What you have to do. Take the data below and repeat it exactly.
□ □ □ □ □
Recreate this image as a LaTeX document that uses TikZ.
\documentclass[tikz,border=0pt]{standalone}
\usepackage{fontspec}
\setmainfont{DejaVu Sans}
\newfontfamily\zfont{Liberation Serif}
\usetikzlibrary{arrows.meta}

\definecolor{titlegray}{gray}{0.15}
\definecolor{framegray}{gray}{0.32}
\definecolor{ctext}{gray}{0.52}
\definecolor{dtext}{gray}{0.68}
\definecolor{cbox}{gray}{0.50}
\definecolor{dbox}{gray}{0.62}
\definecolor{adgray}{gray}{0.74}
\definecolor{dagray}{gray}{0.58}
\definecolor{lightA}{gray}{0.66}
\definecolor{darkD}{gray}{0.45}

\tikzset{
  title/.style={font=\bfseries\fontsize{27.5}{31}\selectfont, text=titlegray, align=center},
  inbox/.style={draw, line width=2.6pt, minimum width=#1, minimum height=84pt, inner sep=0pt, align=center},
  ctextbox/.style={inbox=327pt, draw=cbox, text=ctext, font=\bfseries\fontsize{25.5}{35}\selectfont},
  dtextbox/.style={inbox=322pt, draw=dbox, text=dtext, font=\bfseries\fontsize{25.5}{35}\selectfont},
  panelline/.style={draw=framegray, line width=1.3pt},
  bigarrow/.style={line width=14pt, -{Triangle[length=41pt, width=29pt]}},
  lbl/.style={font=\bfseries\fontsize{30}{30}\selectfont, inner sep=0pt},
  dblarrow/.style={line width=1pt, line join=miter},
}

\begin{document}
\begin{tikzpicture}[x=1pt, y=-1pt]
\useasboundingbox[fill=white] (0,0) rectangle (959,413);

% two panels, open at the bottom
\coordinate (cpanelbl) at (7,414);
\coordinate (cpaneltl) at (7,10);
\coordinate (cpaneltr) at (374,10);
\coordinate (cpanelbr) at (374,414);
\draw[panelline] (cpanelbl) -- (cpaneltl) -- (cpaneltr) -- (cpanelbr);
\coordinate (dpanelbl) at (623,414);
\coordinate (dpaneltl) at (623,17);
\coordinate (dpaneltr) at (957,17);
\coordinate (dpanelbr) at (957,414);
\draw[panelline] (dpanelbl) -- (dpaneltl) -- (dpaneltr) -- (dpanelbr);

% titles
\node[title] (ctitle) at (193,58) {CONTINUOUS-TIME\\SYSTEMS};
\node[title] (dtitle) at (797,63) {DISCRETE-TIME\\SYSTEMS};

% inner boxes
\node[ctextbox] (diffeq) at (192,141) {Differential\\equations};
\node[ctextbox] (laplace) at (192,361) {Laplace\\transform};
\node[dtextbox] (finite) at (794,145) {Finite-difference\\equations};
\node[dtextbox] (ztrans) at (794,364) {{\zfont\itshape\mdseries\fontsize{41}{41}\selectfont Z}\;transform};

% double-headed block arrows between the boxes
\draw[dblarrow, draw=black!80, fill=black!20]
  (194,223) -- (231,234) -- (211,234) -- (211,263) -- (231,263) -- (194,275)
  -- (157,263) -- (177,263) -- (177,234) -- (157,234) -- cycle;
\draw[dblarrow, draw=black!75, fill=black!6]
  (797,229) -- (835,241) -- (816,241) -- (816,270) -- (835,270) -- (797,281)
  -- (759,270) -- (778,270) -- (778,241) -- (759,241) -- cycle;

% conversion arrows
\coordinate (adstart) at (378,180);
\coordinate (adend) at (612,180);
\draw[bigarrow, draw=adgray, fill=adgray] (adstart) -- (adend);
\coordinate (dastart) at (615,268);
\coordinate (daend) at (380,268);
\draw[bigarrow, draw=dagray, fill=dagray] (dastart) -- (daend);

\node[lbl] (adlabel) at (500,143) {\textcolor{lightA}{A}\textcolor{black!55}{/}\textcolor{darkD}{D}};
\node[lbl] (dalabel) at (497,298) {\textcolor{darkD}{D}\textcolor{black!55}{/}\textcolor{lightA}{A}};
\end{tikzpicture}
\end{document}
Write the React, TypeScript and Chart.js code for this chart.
□ □ □ □ □
Written solution.
Recreate this image as a LaTeX document that uses TikZ.
\documentclass[tikz,border=0pt]{standalone}
\usepackage{fontspec}
\setmainfont{DejaVu Sans}
\newfontfamily\zfont{Liberation Serif}
\usetikzlibrary{arrows.meta}

\definecolor{titlegray}{gray}{0.15}
\definecolor{framegray}{gray}{0.32}
\definecolor{ctext}{gray}{0.52}
\definecolor{dtext}{gray}{0.68}
\definecolor{cbox}{gray}{0.50}
\definecolor{dbox}{gray}{0.62}
\definecolor{adgray}{gray}{0.74}
\definecolor{dagray}{gray}{0.58}
\definecolor{lightA}{gray}{0.66}
\definecolor{darkD}{gray}{0.45}

\tikzset{
  title/.style={font=\bfseries\fontsize{27.5}{31}\selectfont, text=titlegray, align=center},
  inbox/.style={draw, line width=2.6pt, minimum width=#1, minimum height=84pt, inner sep=0pt, align=center},
  ctextbox/.style={inbox=327pt, draw=cbox, text=ctext, font=\bfseries\fontsize{25.5}{35}\selectfont},
  dtextbox/.style={inbox=322pt, draw=dbox, text=dtext, font=\bfseries\fontsize{25.5}{35}\selectfont},
  panelline/.style={draw=framegray, line width=1.3pt},
  bigarrow/.style={line width=14pt, -{Triangle[length=41pt, width=29pt]}},
  lbl/.style={font=\bfseries\fontsize{30}{30}\selectfont, inner sep=0pt},
  dblarrow/.style={line width=1pt, line join=miter},
}

\begin{document}
\begin{tikzpicture}[x=1pt, y=-1pt]
\useasboundingbox[fill=white] (0,0) rectangle (959,413);

% two panels, open at the bottom
\coordinate (cpanelbl) at (7,414);
\coordinate (cpaneltl) at (7,10);
\coordinate (cpaneltr) at (374,10);
\coordinate (cpanelbr) at (374,414);
\draw[panelline] (cpanelbl) -- (cpaneltl) -- (cpaneltr) -- (cpanelbr);
\coordinate (dpanelbl) at (623,414);
\coordinate (dpaneltl) at (623,17);
\coordinate (dpaneltr) at (957,17);
\coordinate (dpanelbr) at (957,414);
\draw[panelline] (dpanelbl) -- (dpaneltl) -- (dpaneltr) -- (dpanelbr);

% titles
\node[title] (ctitle) at (193,58) {CONTINUOUS-TIME\\SYSTEMS};
\node[title] (dtitle) at (797,63) {DISCRETE-TIME\\SYSTEMS};

% inner boxes
\node[ctextbox] (diffeq) at (192,141) {Differential\\equations};
\node[ctextbox] (laplace) at (192,361) {Laplace\\transform};
\node[dtextbox] (finite) at (794,145) {Finite-difference\\equations};
\node[dtextbox] (ztrans) at (794,364) {{\zfont\itshape\mdseries\fontsize{41}{41}\selectfont Z}\;transform};

% double-headed block arrows between the boxes
\draw[dblarrow, draw=black!80, fill=black!20]
  (194,223) -- (231,234) -- (211,234) -- (211,263) -- (231,263) -- (194,275)
  -- (157,263) -- (177,263) -- (177,234) -- (157,234) -- cycle;
\draw[dblarrow, draw=black!75, fill=black!6]
  (797,229) -- (835,241) -- (816,241) -- (816,270) -- (835,270) -- (797,281)
  -- (759,270) -- (778,270) -- (778,241) -- (759,241) -- cycle;

% conversion arrows
\coordinate (adstart) at (378,180);
\coordinate (adend) at (612,180);
\draw[bigarrow, draw=adgray, fill=adgray] (adstart) -- (adend);
\coordinate (dastart) at (615,268);
\coordinate (daend) at (380,268);
\draw[bigarrow, draw=dagray, fill=dagray] (dastart) -- (daend);

\node[lbl] (adlabel) at (500,143) {\textcolor{lightA}{A}\textcolor{black!55}{/}\textcolor{darkD}{D}};
\node[lbl] (dalabel) at (497,298) {\textcolor{darkD}{D}\textcolor{black!55}{/}\textcolor{lightA}{A}};
\end{tikzpicture}
\end{document}
Write the React, TypeScript and Chart.js code for this chart.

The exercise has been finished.